Dans une déclaration, le ministère de l’Intérieur a indiqué qu’il ne commenterait pas les procédures judiciaires ou les avis individuels, mais que sa « première priorité est d’assurer la sécurité des citoyens ». Il a souligné qu’il ne cherchait pas à accéder à des données de manière indiscriminée et que toute demande d’accès à un compte protégé par l’ADP nécessiterait un mandat approuvé par un tribunal.
Les organisations de défense des droits civils et numériques au Royaume-Uni, qui ont critiqué la demande du ministère de l’Intérieur, ont salué la décision de lundi. Elles, ainsi que des organisations de presse comme la BBC, ont plaidé pour que l’affaire soit examinée publiquement.
Jim Killock, directeur exécutif de l’Open Rights Group, a déclaré : « Cette affaire dépasse les frontières du Royaume-Uni et d’Apple. Le jugement du tribunal aura des répercussions sur la vie privée et la sécurité de millions de personnes dans le monde. » Ce groupe, aux côtés de Big Brother Watch et d’Index on Censorship, a mené campagne contre la tenue secrète de l’audience.
Rebecca Vincent, directrice intérimaire de Big Brother Watch, a estimé que le jugement contribue à réduire le climat de secret entourant l’examen, par le tribunal des pouvoirs d’enquête, de l’affaire Apple. « L’ordre du ministère de l’Intérieur visant à contourner le chiffrement constitue une attaque massive contre les droits à la vie privée de millions d’utilisateurs britanniques d’Apple, ce qui est une question d’intérêt public majeur et ne doit pas être examiné à huis clos », ajoute-t-elle.
Apple a refusé de commenter. Dans une déclaration antérieure, la société a déclaré à la BBC : « Apple reste engagé à offrir à ses utilisateurs le plus haut niveau de sécurité pour leurs données personnelles et espère pouvoir continuer à le faire au Royaume-Uni à l’avenir. Comme nous l’avons déjà déclaré à de nombreuses reprises, nous n’avons jamais créé de porte dérobée ou de clé principale pour l’un de nos produits ou services et nous ne le ferons jamais. »

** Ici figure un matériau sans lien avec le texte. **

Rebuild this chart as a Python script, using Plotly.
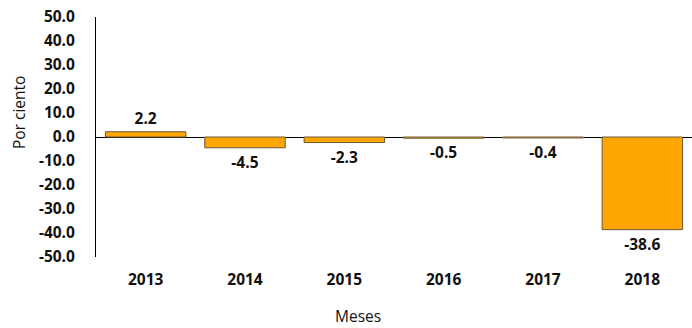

Fonctionnement de l’Advanced Data Protection
L’ADP est un outil de sécurité des données activé volontairement, conçu pour offrir aux utilisateurs d’appareils comme l’iPhone une manière plus sécurisée de protéger des données, telles que des photos ou des notes stockées dans leurs comptes iCloud. Il utilise un chiffrement de bout en bout (E2EE), ce qui signifie que seul l’utilisateur possède la « clé » permettant de déchiffrer et d’accéder aux données.
Le E2EE est également utilisé pour protéger les données sur des applications de messagerie telles que WhatsApp et Signal. Bien qu’il garantisse une sécurité optimale des données, il pose un problème aux forces de l’ordre, qui peuvent demander à consulter des informations protégées à un niveau inférieur, mais n’ont pas accès aux fichiers sécurisés par E2EE, car Apple ne dispose pas de cette capacité.
Privacy International, un groupe militant, a également souligné la nécessité de protéger les droits des individus et salué la décision de lundi. « Les décisions exécutives affectant la vie privée et la sécurité de milliards de personnes dans le monde devraient pouvoir être contestées juridiquement de la manière la plus transparente possible », a déclaré le groupe.
Ce type d’affrontement se multiplient, Alors que l’Europe se présente comme un contient imposant un haut niveau de protection des données personnelles, plusieurs gouvernement considèrent le chiffrement comme un obstacle à la sécurité.